Xi's all set for his mission to America - but what is it?
Vice-President Xi Jinping will visit the United States this week. But what exactly will he be doing there - apart from visiting a family he stayed with in Muscatine, Iowa, in 1985 when he visited as an agricultural official, and perhaps watching a National Basketball Association match?
Xi has three missions, said Professor Jin Canrong , deputy dean of Renmin University's school of international relations. The first is to 'give a signal' to the US that, however unfavourable its domestic politics are to bilateral relations, China is still willing to maintain good ties.
His second mission is to develop personal friendships with American leaders, so that they can have a better understanding of each other's political agendas 'in the future'. The phrase 'in the future' is important - it is an open secret that, according to leadership succession practice, Xi will take over as secretary general of the Communist Party, it's top official, later this year, but before the US general election. In this context, 'future' means the two countries' political relationship over the next four or five years at least.
And the third mission, Jin said, would be for Xi to gain a better understanding of American society, and to share China's position with more of its people.
Contrary to the good wishes of the professor, the reality is that Sino-US ties, as Deputy Foreign Minister Cui Tiankai recently said more than once, suffers a stubborn 'trust deficit'. On February 3, for instance, Cui told US visitors that in an election year there must be particular vigilance against the tendency to politicise economic and trade issues between the two sides.

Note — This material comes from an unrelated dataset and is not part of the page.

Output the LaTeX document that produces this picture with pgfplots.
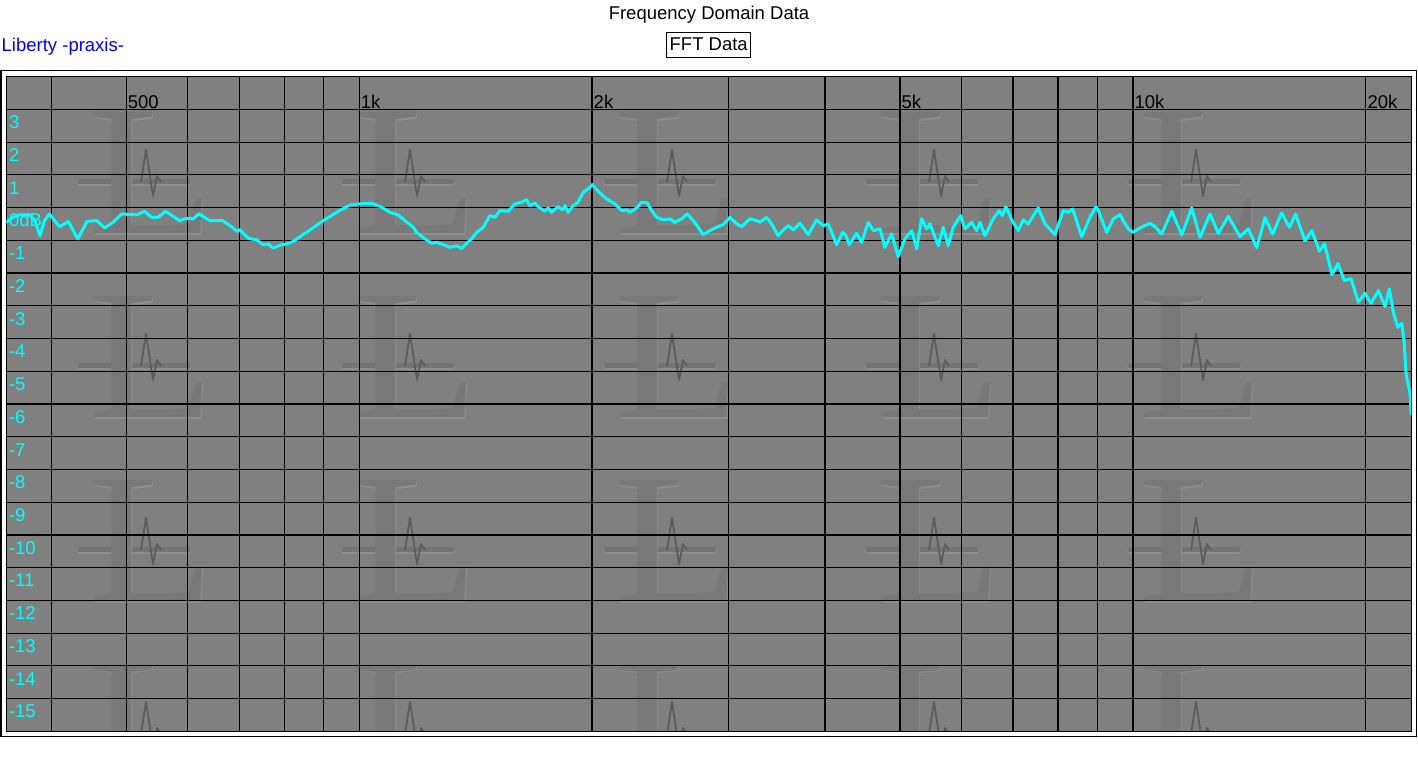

A commentary in the official People's Daily on Friday was more pointed. It noted that since the second half of last year, there had been mounting pressure from the US over trade and business relations, the yuan exchange rate and alleged problems in China's investment environment. That pressure was compounded, it said, by a high-profile 'return to Asia' by the US military, with increasing signs that China was being singled out as America's primary rival. 'The strategic misgivings between China and the US, as it were, have never abated,' the commentary said.